Starting at the first line of the data, please print exactly those lines through the one that holds "anchor=base, rotate=90] (erg)", omitting every picture.

- **Stored data**

######

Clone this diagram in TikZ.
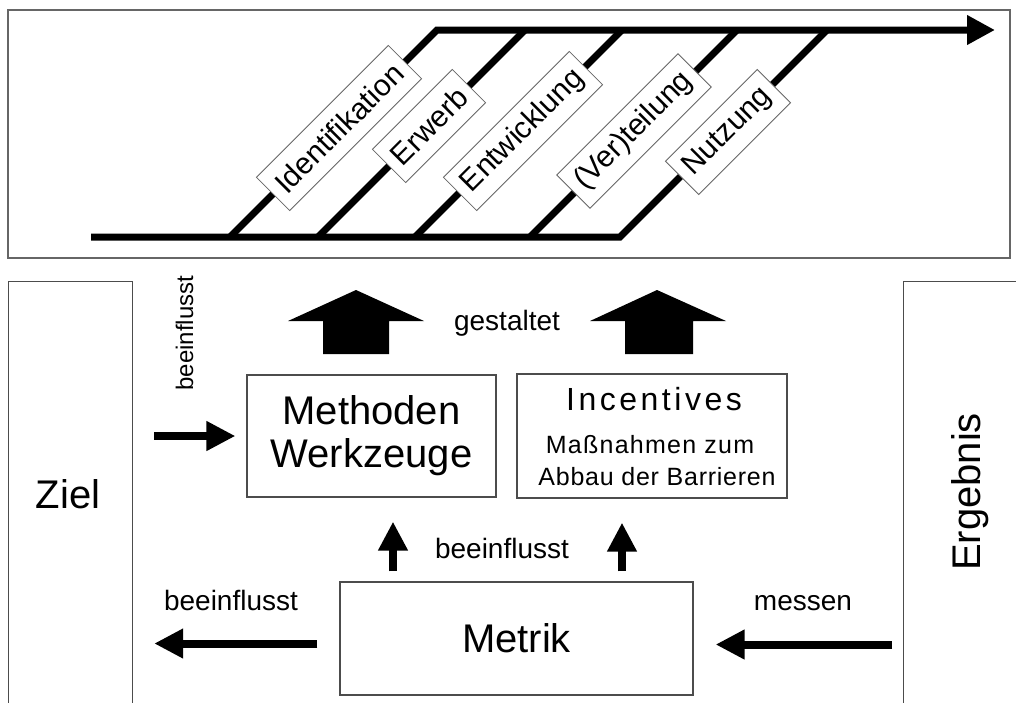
\documentclass[tikz,border=0pt]{standalone}
\usepackage{fontspec}
\setmainfont{Liberation Sans}
\usetikzlibrary{arrows.meta}
\begin{document}
\begin{tikzpicture}[x=1pt,y=-1pt,
  frame/.style={draw=black!60, line width=1.3pt},
  box/.style={draw=black!70, line width=1.2pt, rectangle, inner sep=0pt},
  bar/.style={line width=7pt},
  lbl/.style={draw=black!60, line width=0.8pt, fill=white, rotate=45, minimum height=47pt, inner xsep=9pt, inner ysep=0pt, font=\fontsize{30}{32}\selectfont},
  arr/.style={line width=8pt, -{Triangle[length=29pt,width=28pt]}},
  small/.style={font=\fontsize{28}{32}\selectfont, anchor=base, inner sep=0pt},
  big/.style={font=\fontsize{40}{43}\selectfont, inner sep=0pt}
]
\path[use as bounding box] (0,0) rectangle (1016,702);

% ---------- top panel ----------
\draw[frame] (8,10) rectangle (1010,258);
\coordinate (b1) at (230,237); \coordinate (t1) at (437,30);
\coordinate (b2) at (318,237); \coordinate (t2) at (525,30);
\coordinate (b3) at (415,237); \coordinate (t3) at (622,30);
\coordinate (b4) at (530,237); \coordinate (t4) at (737,30);
\coordinate (b5) at (620,237); \coordinate (t5) at (827,30);
\coordinate (bs) at (91,237);  \coordinate (te) at (995,30);
\draw[bar] (bs) -- (b5) -- (t5);
\draw[bar, -{Triangle[length=28pt,width=28pt]}] (b1) -- (t1) -- (te);
\draw[bar] (b2) -- (t2);
\draw[bar] (b3) -- (t3);
\draw[bar] (b4) -- (t4);
\node[lbl] (l1) at (339,128) {Identifikation};
\node[lbl] (l2) at (429,126) {Erwerb};
\node[lbl] (l3) at (523,131) {Entwicklung};
\node[lbl] (l4) at (634,131) {(Ver)teilung};
\node[lbl] (l5) at (728,132) {Nutzung};

% ---------- bottom panel ----------
\node[box, minimum width=124pt, minimum height=430pt, anchor=north west] (zielbox) at (8,281) {};
\node[box, minimum width=130pt, minimum height=430pt, anchor=north west] (ergbox) at (903,281) {};
\node[big, anchor=base] (ziel) at (68,508) {Ziel};
\node[big, anchor=base, rotate=90] (erg) at (980,492) {Ergebnis};

\node[box, minimum width=249pt, minimum height=122pt, align=center, font=\fontsize{40}{43}\selectfont] (meth) at (371.5,436) {Methoden\\Werkzeuge};
\node[box, minimum width=270pt, minimum height=124pt] (inc) at (652,436) {};
\node[anchor=base, inner sep=0pt, font=\fontsize{32}{34}\selectfont\addfontfeature{LetterSpace=11}] (inc1) at (654,410) {Incentives};
\node[anchor=base, inner sep=0pt, font=\fontsize{25}{28}\selectfont\addfontfeature{LetterSpace=5}] (inc2) at (650,453) {Maßnahmen zum};
\node[anchor=base, inner sep=0pt, font=\fontsize{25}{28}\selectfont\addfontfeature{LetterSpace=3}] (inc3) at (657,485) {Abbau der Barrieren};
\node[box, minimum width=353pt, minimum height=113pt, font=\fontsize{40}{43}\selectfont] (metrik) at (516.5,638.5) {Metrik};

% block arrows
\fill (356,290) -- (424,321) -- (389,321) -- (389,354) -- (323,354) -- (323,321) -- (288,321) -- cycle;
\fill (657,290) -- (726,321) -- (693,321) -- (693,354) -- (625,354) -- (625,321) -- (590,321) -- cycle;
\node[small] (gest) at (507,330) {gestaltet};

% connectors
\draw[arr] ([xshift=21pt]zielbox.east |- meth.west) -- ([xshift=-11pt]meth.west);
\node[small, rotate=90, font=\fontsize{24}{27}\selectfont] (bv) at (193,333) {beeinflusst};

\coordinate (ua) at (393,0);
\coordinate (ub) at (622,0);
\draw[arr] ([yshift=10pt]metrik.north -| ua) -- ([yshift=-24pt]meth.south -| ua);
\draw[arr] ([yshift=10pt]metrik.north -| ub) -- ([yshift=-24pt]inc.south -| ub);
\node[small] (bm) at (502,558) {beeinflusst};

\coordinate (ml) at ([xshift=-22pt,yshift=-5pt]metrik.west);
\draw[arr] (ml) -- ([xshift=21pt]zielbox.east |- ml);
\node[small] (bl) at (231,610) {beeinflusst};

\coordinate (mr) at ([xshift=22pt,yshift=-6pt]metrik.east);
\draw[arr] ([xshift=-11pt]ergbox.west |- mr) -- (mr);
\node[small] (ms) at (803,610) {messen};
\end{tikzpicture}
\end{document}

######

- **Result**
Clone this diagram in TikZ.
\documentclass[tikz,border=0pt]{standalone}
\usepackage{fontspec}
\setmainfont{Liberation Sans}
\usetikzlibrary{arrows.meta}
\begin{document}
\begin{tikzpicture}[x=1pt,y=-1pt,
  frame/.style={draw=black!60, line width=1.3pt},
  box/.style={draw=black!70, line width=1.2pt, rectangle, inner sep=0pt},
  bar/.style={line width=7pt},
  lbl/.style={draw=black!60, line width=0.8pt, fill=white, rotate=45, minimum height=47pt, inner xsep=9pt, inner ysep=0pt, font=\fontsize{30}{32}\selectfont},
  arr/.style={line width=8pt, -{Triangle[length=29pt,width=28pt]}},
  small/.style={font=\fontsize{28}{32}\selectfont, anchor=base, inner sep=0pt},
  big/.style={font=\fontsize{40}{43}\selectfont, inner sep=0pt}
]
\path[use as bounding box] (0,0) rectangle (1016,702);

% ---------- top panel ----------
\draw[frame] (8,10) rectangle (1010,258);
\coordinate (b1) at (230,237); \coordinate (t1) at (437,30);
\coordinate (b2) at (318,237); \coordinate (t2) at (525,30);
\coordinate (b3) at (415,237); \coordinate (t3) at (622,30);
\coordinate (b4) at (530,237); \coordinate (t4) at (737,30);
\coordinate (b5) at (620,237); \coordinate (t5) at (827,30);
\coordinate (bs) at (91,237);  \coordinate (te) at (995,30);
\draw[bar] (bs) -- (b5) -- (t5);
\draw[bar, -{Triangle[length=28pt,width=28pt]}] (b1) -- (t1) -- (te);
\draw[bar] (b2) -- (t2);
\draw[bar] (b3) -- (t3);
\draw[bar] (b4) -- (t4);
\node[lbl] (l1) at (339,128) {Identifikation};
\node[lbl] (l2) at (429,126) {Erwerb};
\node[lbl] (l3) at (523,131) {Entwicklung};
\node[lbl] (l4) at (634,131) {(Ver)teilung};
\node[lbl] (l5) at (728,132) {Nutzung};

% ---------- bottom panel ----------
\node[box, minimum width=124pt, minimum height=430pt, anchor=north west] (zielbox) at (8,281) {};
\node[box, minimum width=130pt, minimum height=430pt, anchor=north west] (ergbox) at (903,281) {};
\node[big, anchor=base] (ziel) at (68,508) {Ziel};
\node[big, anchor=base, rotate=90] (erg) at (980,492) {Ergebnis};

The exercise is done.